Tatsächlich ist die an Universitäten gelehrte Betriebswirtschaftslehre auch, aber keineswegs nur eine angewandte Disziplin; vielmehr wird in diesem Fach auch in erheblichem Umfang Grundlagenforschung betrieben, die sich eines anspruchsvollen methodischen Instrumentariums bedient und unmittelbar vergleichbar ist mit dem, was in der Volkswirtschaftslehre und in anderen sozialwissenschaftlichen Fächern unzweifelhaft zum disziplinären Kern gezählt wird. Im Rahmen von Projektförderungen der Deutschen Forschungsgemeinschaft (DFG) hat die Betriebswirtschaftslehre einen festen, in seiner Bedeutung zunehmenden Platz gewonnen. Die Auseinandersetzung mit und das Betreiben von Grundlagen- und angewandter Forschung innerhalb der universitären Betriebswirtschaftslehre verlangt von den Studierenden, sich in abstraktere und auf Komplexitätsbejahung angelegte Denkweisen einzuarbeiten, die für die Bewältigung aktueller Problemstellungen in der Unternehmenspraxis nicht nur im Bereich des Managements als solches, sondern auch vieler betrieblicher Teilfunktionen (Beschaffung, Produktion, Supply-Chain-Management, Marketing, Finanzierung, Rechnungswesen, Besteuerung, Personalwesen, Organisation oder Innovations- und Technologiemanagement u.v.m.) unabdingbar sind. Die universitäre Betriebswirtschaftslehre befähigt die Studierenden auf diese Weise nicht nur, betriebswirtschaftliche Instrumente anzuwenden, sondern in ihrem späteren Berufsweg eigenständig kritisch zu reflektieren und für neuartige Problemstellungen weiterzuentwickeln.

Fachhochschulen haben demgegenüber eine deutlich stärker auf die unmittelbare Lösung bekannter praktischer Probleme ausgerichtete Ausbildung. Auch dies hat gesellschafts- und bildungspolitisch einen hohen Wert, denn Fachhochschulen ziehen mit diesem praxisorientierten Fokus Studierende an, die in vielen Unternehmensbereichen dringend benötigt wer-den. Es macht deshalb, anders formuliert, keinen Sinn, die betriebswirtschaftliche Ausbildung an den Universitäten und an den Fachhochschulen gegeneinander auszuspielen, denn sie de-cken unterschiedliche Ausbildungsbedarfe ab. Genau aus diesem Grund darf die universitäre und die fachhochschulische Betriebswirtschaftslehre nicht als identisch angesehen werden – ganz im Gegenteil.

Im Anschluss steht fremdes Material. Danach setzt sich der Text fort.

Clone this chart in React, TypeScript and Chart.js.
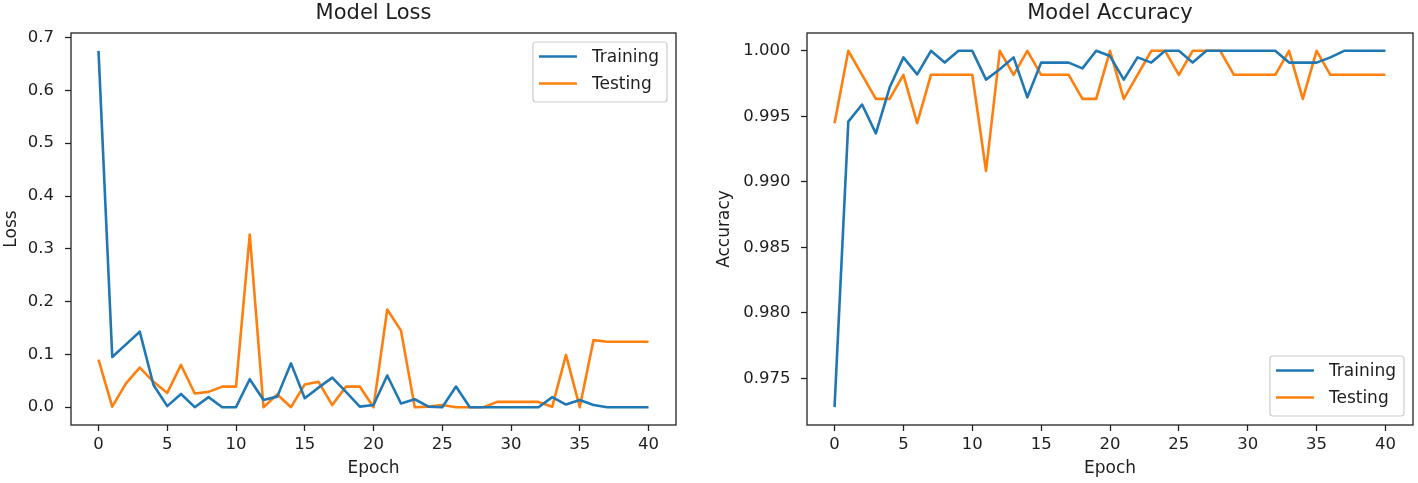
import React, { useEffect, useRef } from 'react';
import { Chart, registerables } from 'chart.js';

Chart.register(...registerables);

// ---------- data ----------
const epochs = [0, 1, 2, 3, 4, 5, 6, 7, 8, 9, 10, 11, 12, 13, 14, 15, 16, 17, 18, 19, 20,
  21, 22, 23, 24, 25, 26, 27, 28, 29, 30, 31, 32, 33, 34, 35, 36, 37, 38, 39, 40];

const trainLoss = [0.675, 0.095, 0.119, 0.143, 0.042, 0.002, 0.025, 0, 0.019, 0, 0,
  0.053, 0.0135, 0.02, 0.083, 0.017, 0.037, 0.056, 0.029, 0.001, 0.004,
  0.06, 0.007, 0.015, 0.001, 0, 0.039, 0, 0, 0, 0,
  0, 0, 0.019, 0.005, 0.0135, 0.004, 0, 0, 0, 0];

const testLoss = [0.09, 0.001, 0.045, 0.075, 0.048, 0.027, 0.08, 0.026, 0.029, 0.039, 0.039,
  0.327, 0, 0.024, 0, 0.043, 0.048, 0.004, 0.039, 0.039, 0,
  0.185, 0.145, 0, 0.001, 0.004, 0, 0, 0, 0.01, 0.01,
  0.01, 0.01, 0.001, 0.099, 0, 0.127, 0.124, 0.124, 0.124, 0.124];

const trainAcc = [0.9728, 0.9946, 0.9959, 0.9937, 0.9972, 0.9995, 0.9982, 1, 0.9991, 1, 1,
  0.9978, 0.9986, 0.9995, 0.99645, 0.9991, 0.9991, 0.9991, 0.99866, 1, 0.9996,
  0.9978, 0.9995, 0.9991, 1, 1, 0.9991, 1, 1, 1, 1,
  1, 1, 0.9991, 0.9991, 0.9991, 0.9995, 1, 1, 1, 1];

const testAcc = [0.99448, 1, 0.99817, 0.99633, 0.99633, 0.99817, 0.99448, 0.99817, 0.99817, 0.99817, 0.99817,
  0.99083, 1, 0.99817, 1, 0.99817, 0.99817, 0.99817, 0.99633, 0.99633, 1,
  0.99633, 0.99817, 1, 1, 0.99817, 1, 1, 1, 0.99817, 0.99817,
  0.99817, 0.99817, 1, 0.99633, 1, 0.99817, 0.99817, 0.99817, 0.99817, 0.99817];

const epochTicks = [0, 5, 10, 15, 20, 25, 30, 35, 40];
const lossTicks = [0, 0.1, 0.2, 0.3, 0.4, 0.5, 0.6, 0.7];
const accTicks = [0.975, 0.98, 0.985, 0.99, 0.995, 1.0];

const seriesLabels = ['Training', 'Testing'];

// ---------- styles ----------
const FONT = '"DejaVu Sans", sans-serif';
const TEXT = '#1e1e1e';
const AXIS = '#222222';
const BLUE = '#1f77b4';
const ORANGE = '#ff7f0e';

const framePlugin = {
  id: 'frame',
  afterDraw(chart: any) {
    const { ctx, chartArea } = chart;
    const { left, top, right, bottom } = chartArea;
    ctx.save();
    ctx.strokeStyle = AXIS;
    ctx.lineWidth = 1.3;
    ctx.strokeRect(left, top, right - left, bottom - top);
    ctx.restore();
  },
};

const mplLegendPlugin = {
  id: 'mplLegend',
  afterDatasetsDraw(chart: any, _args: any, opts: any) {
    const { ctx, chartArea } = chart;
    const ds = chart.data.datasets;
    const fontSize = 17;
    ctx.save();
    ctx.font = `${fontSize}px ${FONT}`;
    const textW = Math.max(...ds.map((d: any) => ctx.measureText(d.label).width));
    const padL = 6, lineLen = 38, gap = 15, padR = 8;
    const w = padL + lineLen + gap + textW + padR;
    const h = 60;
    const margin = 9;
    const x = chartArea.right - margin - w;
    const y = opts.loc === 'lower right' ? chartArea.bottom - margin - h : chartArea.top + margin;
    ctx.beginPath();
    ctx.roundRect(x, y, w, h, 3);
    ctx.fillStyle = 'rgba(255,255,255,0.8)';
    ctx.fill();
    ctx.strokeStyle = '#cccccc';
    ctx.lineWidth = 1.2;
    ctx.stroke();
    ds.forEach((d: any, i: number) => {
      const cy = y + 14.5 + i * 27;
      ctx.beginPath();
      ctx.moveTo(x + padL, cy);
      ctx.lineTo(x + padL + lineLen, cy);
      ctx.strokeStyle = d.borderColor;
      ctx.lineWidth = 2.6;
      ctx.stroke();
      ctx.fillStyle = TEXT;
      ctx.textBaseline = 'middle';
      ctx.textAlign = 'left';
      ctx.fillText(d.label, x + padL + lineLen + gap, cy + 1);
    });
    ctx.restore();
  },
};

function buildConfig(p: {
  title: string;
  yTitle: string;
  train: number[];
  test: number[];
  yMin: number;
  yMax: number;
  yTicks: number[];
  decimals: number;
  yWidth: number;
  yTitlePad: number;
  yTickPad: number;
  rightPad: number;
  legendLoc: string;
}) {
  const toPts = (arr: number[]) => epochs.map((e, i) => ({ x: e, y: arr[i] }));
  return {
    type: 'line',
    data: {
      datasets: [
        { label: seriesLabels[0], data: toPts(p.train), borderColor: BLUE, backgroundColor: BLUE },
        { label: seriesLabels[1], data: toPts(p.test), borderColor: ORANGE, backgroundColor: ORANGE },
      ],
    },
    options: {
      responsive: false,
      animation: false,
      devicePixelRatio: 1,
      elements: {
        line: { borderWidth: 2.6, tension: 0, borderJoinStyle: 'round', borderCapStyle: 'butt' },
        point: { radius: 0, hoverRadius: 0 },
      },
      layout: { padding: { left: 0, right: p.rightPad, top: 0, bottom: 0 } },
      plugins: {
        legend: { display: false },
        tooltip: { enabled: false },
        title: {
          display: true,
          text: p.title,
          fullSize: false,
          color: TEXT,
          font: { family: FONT, size: 21, weight: 'normal', lineHeight: 1.2 },
          padding: { top: 1, bottom: 6.8 },
        },
        mplLegend: { loc: p.legendLoc },
      },
      scales: {
        x: {
          type: 'linear',
          position: 'bottom',
          min: -2,
          max: 42,
          afterBuildTicks: (scale: any) => {
            scale.ticks = epochTicks.map((v) => ({ value: v }));
          },
          afterFit: (scale: any) => {
            scale.height = 58;
          },
          grid: {
            display: true,
            drawOnChartArea: false,
            drawTicks: true,
            tickLength: 6,
            tickColor: AXIS,
            tickWidth: 1.3,
          },
          border: { display: false },
          ticks: {
            color: TEXT,
            padding: 4,
            maxRotation: 0,
            font: { family: FONT, size: 16.5 },
            callback: (v: any) => String(v),
          },
          title: {
            display: true,
            text: 'Epoch',
            color: TEXT,
            font: { family: FONT, size: 17, lineHeight: 1.2 },
            padding: { top: 0, bottom: 4 },
          },
        },
        y: {
          type: 'linear',
          position: 'left',
          min: p.yMin,
          max: p.yMax,
          afterBuildTicks: (scale: any) => {
            scale.ticks = p.yTicks.map((v) => ({ value: v }));
          },
          afterFit: (scale: any) => {
            scale.width = p.yWidth;
          },
          grid: {
            display: true,
            drawOnChartArea: false,
            drawTicks: true,
            tickLength: 6,
            tickColor: AXIS,
            tickWidth: 1.3,
          },
          border: { display: false },
          ticks: {
            color: TEXT,
            padding: p.yTickPad,
            font: { family: FONT, size: 16.5 },
            callback: (v: any) => Number(v).toFixed(p.decimals),
          },
          title: {
            display: true,
            text: p.yTitle,
            color: TEXT,
            font: { family: FONT, size: 17, lineHeight: 1.2 },
            padding: { top: p.yTitlePad, bottom: 0 },
          },
        },
      },
    },
    plugins: [framePlugin, mplLegendPlugin],
  } as any;
}

function Panel({ left, width, height, config }: { left: number; width: number; height: number; config: any }) {
  const ref = useRef<HTMLCanvasElement>(null);
  useEffect(() => {
    if (!ref.current) return;
    const chart = new Chart(ref.current, config);
    return () => chart.destroy();
  }, []);
  return (
    <canvas
      ref={ref}
      width={width}
      height={height}
      style={{ position: 'absolute', left, top: 0, width, height, display: 'block' }}
    />
  );
}

export default function App() {
  const lossConfig = buildConfig({
    title: 'Model Loss',
    yTitle: 'Loss',
    train: trainLoss,
    test: testLoss,
    yMin: -0.03375,
    yMax: 0.70875,
    yTicks: lossTicks,
    decimals: 1,
    yWidth: 71,
    yTitlePad: 1,
    yTickPad: 11,
    rightPad: 24,
    legendLoc: 'upper right',
  });
  const accConfig = buildConfig({
    title: 'Model Accuracy',
    yTitle: 'Accuracy',
    train: trainAcc,
    test: testAcc,
    yMin: 0.97144,
    yMax: 1.00136,
    yTicks: accTicks,
    decimals: 3,
    yWidth: 107,
    yTitlePad: 14,
    yTickPad: 10.6,
    rightPad: 5,
    legendLoc: 'lower right',
  });
  return (
    <div style={{ position: 'absolute', left: 0, top: 0, width: 1418, height: 483, background: '#ffffff' }}>
      <Panel left={0} width={700} height={483} config={lossConfig} />
      <Panel left={700} width={718} height={483} config={accConfig} />
    </div>
  );
}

Bei einer (auch teilweisen) Zusammenlegung von Studiengängen und Einheiten werden des-halb am Ende beide Ausrichtungen nur Schaden nehmen. Nicht nur bezogen auf die Betriebswirtschaftslehre haben wir in Deutschland dies an vielen Stellen bildungspolitisch schmerzlich erfahren müssen. Nicht zuletzt das in den 1970er Jahren propagierte Modell der Gesamthochschule hat gezeigt, dass fachhochschulisches und universitäres Studium nicht einfach miteinander vermischbar sind, sondern auch in gleichen Fachgebieten unterschiedliche Ausbildungsziele für verschiedene Adressatengruppen und mit verschiedenen Fachinhalten realisieren. Auch in den USA ist bisher niemand auf die Idee gekommen, Research Universities und Teaching Universities miteinander verschmelzen zu wollen. Denn hier gilt genauso: Beide sind auf unterschiedliche studentische Zielgruppen ausgerichtet und dienen auch der Unternehmenspraxis in unterschiedlicher Weise.

Für die Situation in der Lausitz wäre es zu wünschen, wenn der Weg durch ein solches „Tal der Tränen“ gar nicht erst durchschritten werden müsste und – auch in der neuen Universität – beide Profile je für sich auch und gerade im Bereich der betriebswirtschaftlichen Ausbildung so gestärkt werden würden, dass sie jeweils im Wettbewerb mit den Angeboten desselben Typs mithalten können. Die bisherigen Positionierungen in den CHE-Rankings – sowohl bei den fachhochschulischen als auch den universitären Angeboten - zeigen ja, dass dieses keineswegs unmöglich ist.

 

Prof. Dr. Dodo zu Knyhausen-Aufseß
Vorsitzender des Vorstands des VHB e. V.

Prof. Dr. Barbara E. Weißenberger
Stellvertretende Vorsitzende des Vorstands des VHB e.V.